I loved the tension between craft and conscience in this piece. The Peregrine crew feels like a found family but with professional discipline — their rehearsals are as much emotional as tactical, and that doubled rehearsal motif (for the shard being dead or alive) is such an effective device. The voice of the piece is quiet but urgent. The description of Caldera Station and the Peregrine’s exosphere maneuvers gave me a clear mental movie, and the small moments (Ishaan muttering to ghosted racks, Tala timing breaths to microthrusts) are the sort of details that make sci-fi feel lived-in. Elara’s relationship to Arin — the "small flame" kept in a hollow — is heartbreaking and gives the plot its human center.
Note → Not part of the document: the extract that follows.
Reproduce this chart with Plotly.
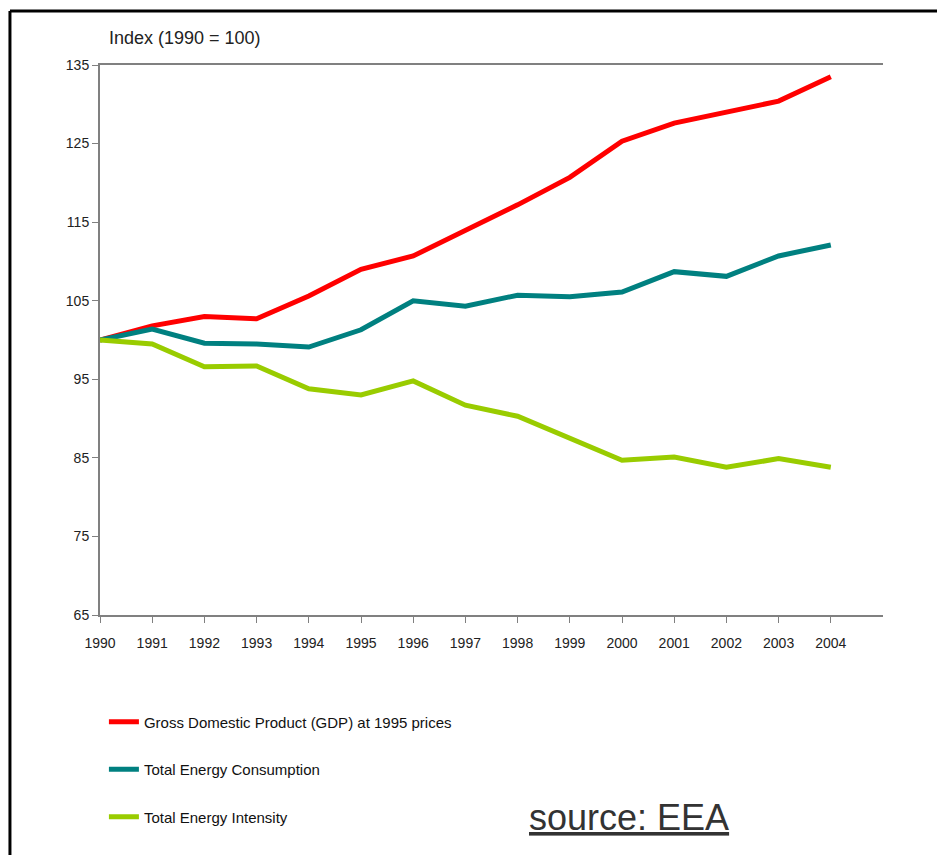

Overall, this is a thoughtful, atmospheric space opera that blends heist energy with moral weight. Would read the next installment in a heartbeat.
I wanted to love this more than I did. The atmosphere is excellent—Caldera Station and the Peregrine are vividly drawn—but the plot leans on a few conveniences that undercut tension. The shard being both hazardous and the exact thing Elara needs to find her sister feels a little too neat; it’s a familiar emotional bait in rescue-heist stories. Pacing hiccups: the opening crackles, but the middle slows with technical exposition and internal debate that repeat points without adding new stakes. Also, the Consonant Beacon as a threat is intriguing but not fully explained; I wanted clearer stakes about how memory-control would be implemented and why the Directorate can't simply lockdown transit manifests. That said, characters are compelling enough to keep me engaged, and there are several beautiful lines (the "map of decisions" image stuck with me). With some tightening and deeper political texture, this could be a standout.